● **Set problem**
Leaving out every picture, copy the lines of the data exactly, from the first through the line containing "0.02, 0.01, 0.005, 0.004, 0.004, 0.004, 0.004, 0.004];".

══════

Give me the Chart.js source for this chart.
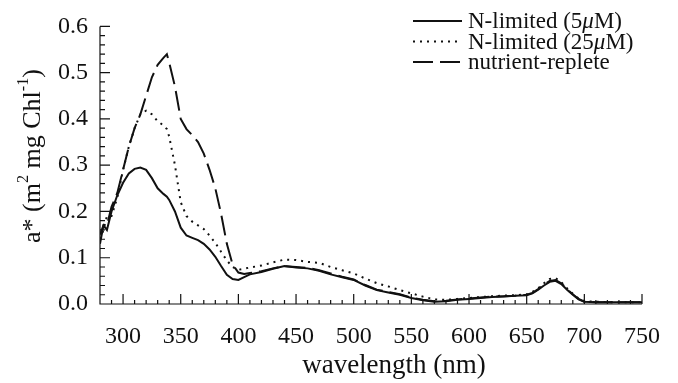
<!DOCTYPE html>
<html>
<head>
<meta charset="utf-8">
<script src="https://cdn.jsdelivr.net/npm/chart.js@4.4.1/dist/chart.umd.min.js"></script>
<style>
  html, body { margin: 0; padding: 0; background: #fff; }
  #wrap { width: 678px; height: 383px; }
</style>
</head>
<body>
<div id="wrap"><canvas id="spectra" width="678" height="383"></canvas></div>
<script>
// wavelength (nm) shared by all three spectra
const wavelengths = [280, 283, 286, 290, 295, 300, 305, 310, 315, 320, 325, 330, 335, 338, 340,
    345, 350, 355, 360, 365, 370, 375, 380, 385, 390, 395, 400, 405, 410, 420, 430, 440, 450, 460,
    470, 480, 490, 500, 510, 520, 530, 540, 550, 560, 570, 580, 590, 600, 610, 620, 630, 640, 650,
    655, 660, 665, 670, 675, 680, 685, 690, 695, 700, 710, 720, 730, 740, 750];

// a* (m2 mg Chl-1)
const nLimited5 = [0.15, 0.17, 0.16, 0.20, 0.235, 0.262, 0.282, 0.292, 0.295, 0.29,
    0.272, 0.25, 0.238, 0.232, 0.225, 0.20, 0.165, 0.148, 0.143, 0.138,
    0.13, 0.118, 0.102, 0.082, 0.063, 0.054, 0.052, 0.058, 0.064, 0.069,
    0.076, 0.082, 0.079, 0.077, 0.072, 0.064, 0.058, 0.052, 0.04, 0.03,
    0.025, 0.02, 0.013, 0.008, 0.005, 0.006, 0.009, 0.011, 0.013, 0.015,
    0.016, 0.018, 0.019, 0.023, 0.031, 0.04, 0.048, 0.05, 0.043, 0.031,
    0.02, 0.01, 0.005, 0.004, 0.004, 0.004, 0.004, 0.004];

const nLimited25 = [0.14, 0.16, 0.19, 0.19, 0.23, 0.29, 0.34, 0.38, 0.41, 0.418,
    0.41, 0.395, 0.386, 0.378, 0.362, 0.30, 0.22, 0.19, 0.178, 0.17,
    0.162, 0.148, 0.132, 0.113, 0.094, 0.08, 0.074, 0.076, 0.079, 0.083,
    0.09, 0.096, 0.095, 0.091, 0.089, 0.08, 0.073, 0.066, 0.055, 0.045,
    0.038, 0.03, 0.023, 0.016, 0.01, 0.009, 0.011, 0.013, 0.015, 0.017,
    0.018, 0.019, 0.021, 0.026, 0.034, 0.045, 0.054, 0.056, 0.047, 0.034,
    0.022, 0.012, 0.006, 0.005, 0.004, 0.004, 0.004, 0.004];

const replete = [0.13, 0.17, 0.17, 0.21, 0.24, 0.29, 0.34, 0.38, 0.41, 0.45,
    0.49, 0.517, 0.532, 0.54, 0.522, 0.47, 0.40, 0.378, 0.365, 0.35,
    0.325, 0.29, 0.25, 0.195, 0.13, 0.085, 0.068, 0.065, 0.067, 0.071,
    0.077, 0.082, 0.08, 0.078, 0.073, 0.066, 0.059, 0.053, 0.041, 0.031,
    0.026, 0.021, 0.014, 0.009, 0.006, 0.007, 0.01, 0.012, 0.014, 0.016,
    0.017, 0.018, 0.02, 0.024, 0.032, 0.042, 0.05, 0.052, 0.045, 0.032,
    0.021, 0.011, 0.005, 0.004, 0.004, 0.004, 0.004, 0.004];

const xTicks = [300, 350, 400, 450, 500, 550, 600, 650, 700, 750];
const yTicks = [0, 0.1, 0.2, 0.3, 0.4, 0.5, 0.6];

const serif = "'Liberation Serif', 'Times New Roman', serif";
const ink = "#111";

function pairs(ys) {
    return wavelengths.map((x, i) => ({ x: x, y: ys[i] }));
}

// draws a run of text pieces; each piece may be italic or raised
function drawRuns(ctx, runs, x, y, size) {
    let cx = x;
    runs.forEach(r => {
        const s = r.sup ? size * 0.62 : size;
        ctx.font = (r.italic ? "italic " : "") + s + "px " + serif;
        ctx.fillText(r.t, cx, r.sup ? y - size * 0.36 : y);
        cx += ctx.measureText(r.t).width;
    });
    return cx - x;
}

function runsWidth(ctx, runs, size) {
    let w = 0;
    runs.forEach(r => {
        const s = r.sup ? size * 0.62 : size;
        ctx.font = (r.italic ? "italic " : "") + s + "px " + serif;
        w += ctx.measureText(r.t).width;
    });
    return w;
}

const legendRuns = [
    [{ t: "N-limited (5" }, { t: "\u03bc", italic: true }, { t: "M)" }],
    [{ t: "N-limited (25" }, { t: "\u03bc", italic: true }, { t: "M)" }],
    [{ t: "nutrient-replete" }]
];

const framePlugin = {
    id: "frame",
    afterDraw(chart) {
        const { ctx, chartArea: a, scales: { x, y } } = chart;
        ctx.save();

        // axes with inward ticks
        ctx.strokeStyle = ink;
        ctx.lineWidth = 1.2;
        ctx.beginPath();
        ctx.moveTo(a.left, a.top);
        ctx.lineTo(a.left, a.bottom);
        ctx.lineTo(a.right, a.bottom);
        for (let v = 290; v <= 750; v += 10) {
            const px = x.getPixelForValue(v);
            ctx.moveTo(px, a.bottom);
            ctx.lineTo(px, a.bottom - (v % 50 === 0 ? 10 : 4));
        }
        for (let k = 1; k <= 30; k++) {
            const py = y.getPixelForValue(k * 0.02);
            ctx.moveTo(a.left, py);
            ctx.lineTo(a.left + (k % 5 === 0 ? 10 : 5), py);
        }
        ctx.stroke();

        // legend
        ctx.fillStyle = ink;
        ctx.textBaseline = "middle";
        ctx.textAlign = "left";
        chart.data.datasets.forEach((ds, i) => {
            const ry = 21 + i * 20.5;
            ctx.lineWidth = ds.borderWidth;
            ctx.setLineDash(ds.borderDash || []);
            ctx.beginPath();
            ctx.moveTo(413, ry);
            ctx.lineTo(462, ry);
            ctx.stroke();
            ctx.setLineDash([]);
            drawRuns(ctx, legendRuns[i], 468, ry + 1, 23);
        });

        // axis titles
        ctx.font = "27px " + serif;
        ctx.textAlign = "center";
        ctx.fillText("wavelength (nm)", 394, 366);

        const yRuns = [{ t: "a* (m" }, { t: "2", sup: true }, { t: " mg Chl" }, { t: "-1", sup: true }, { t: ")" }];
        ctx.translate(33, 156);
        ctx.rotate(-Math.PI / 2);
        ctx.textAlign = "left";
        const w = runsWidth(ctx, yRuns, 26);
        drawRuns(ctx, yRuns, -w / 2, 0, 26);

        ctx.restore();
    }
};

new Chart(document.getElementById("spectra"), {
    type: "line",
    data: {
        datasets: [
            { label: "N-limited (5\u03bcM)", data: pairs(nLimited5), borderColor: ink, borderWidth: 2, borderDash: [] },
            { label: "N-limited (25\u03bcM)", data: pairs(nLimited25), borderColor: ink, borderWidth: 2, borderDash: [2, 5] },
            { label: "nutrient-replete", data: pairs(replete), borderColor: ink, borderWidth: 2, borderDash: [20, 7] }
        ]
    },
    options: {
        responsive: false,
        animation: false,
        elements: { point: { radius: 0 }, line: { tension: 0 } },
        layout: { padding: { top: 21, right: 21, left: 0, bottom: 0 } },
        plugins: { legend: { display: false }, tooltip: { enabled: false } },
        scales: {
            x: {
                type: "linear",
                min: 280,
                max: 750,
                afterBuildTicks: s => { s.ticks = xTicks.map(v => ({ value: v })); },
                afterFit: s => { s.height = 79; },
                grid: { display: false, drawTicks: false },
                border: { display: false },
                ticks: { padding: 18, color: ink, autoSkip: false, maxRotation: 0, font: { family: serif, size: 24 } }
            },
            y: {
                min: 0,
                max: 0.6,
                afterBuildTicks: s => { s.ticks = yTicks.map(v => ({ value: v })); },
                afterFit: s => { s.width = 100; },
                grid: { display: false, drawTicks: false },
                border: { display: false },
                ticks: { padding: 12, color: ink, font: { family: serif, size: 24 }, callback: v => v.toFixed(1) }
            }
        }
    },
    plugins: [framePlugin]
});
</script>
</body>
</html>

══════

● **Answer**
Give me the Chart.js source for this chart.
<!DOCTYPE html>
<html>
<head>
<meta charset="utf-8">
<script src="https://cdn.jsdelivr.net/npm/chart.js@4.4.1/dist/chart.umd.min.js"></script>
<style>
  html, body { margin: 0; padding: 0; background: #fff; }
  #wrap { width: 678px; height: 383px; }
</style>
</head>
<body>
<div id="wrap"><canvas id="spectra" width="678" height="383"></canvas></div>
<script>
// wavelength (nm) shared by all three spectra
const wavelengths = [280, 283, 286, 290, 295, 300, 305, 310, 315, 320, 325, 330, 335, 338, 340,
    345, 350, 355, 360, 365, 370, 375, 380, 385, 390, 395, 400, 405, 410, 420, 430, 440, 450, 460,
    470, 480, 490, 500, 510, 520, 530, 540, 550, 560, 570, 580, 590, 600, 610, 620, 630, 640, 650,
    655, 660, 665, 670, 675, 680, 685, 690, 695, 700, 710, 720, 730, 740, 750];

// a* (m2 mg Chl-1)
const nLimited5 = [0.15, 0.17, 0.16, 0.20, 0.235, 0.262, 0.282, 0.292, 0.295, 0.29,
    0.272, 0.25, 0.238, 0.232, 0.225, 0.20, 0.165, 0.148, 0.143, 0.138,
    0.13, 0.118, 0.102, 0.082, 0.063, 0.054, 0.052, 0.058, 0.064, 0.069,
    0.076, 0.082, 0.079, 0.077, 0.072, 0.064, 0.058, 0.052, 0.04, 0.03,
    0.025, 0.02, 0.013, 0.008, 0.005, 0.006, 0.009, 0.011, 0.013, 0.015,
    0.016, 0.018, 0.019, 0.023, 0.031, 0.04, 0.048, 0.05, 0.043, 0.031,
    0.02, 0.01, 0.005, 0.004, 0.004, 0.004, 0.004, 0.004];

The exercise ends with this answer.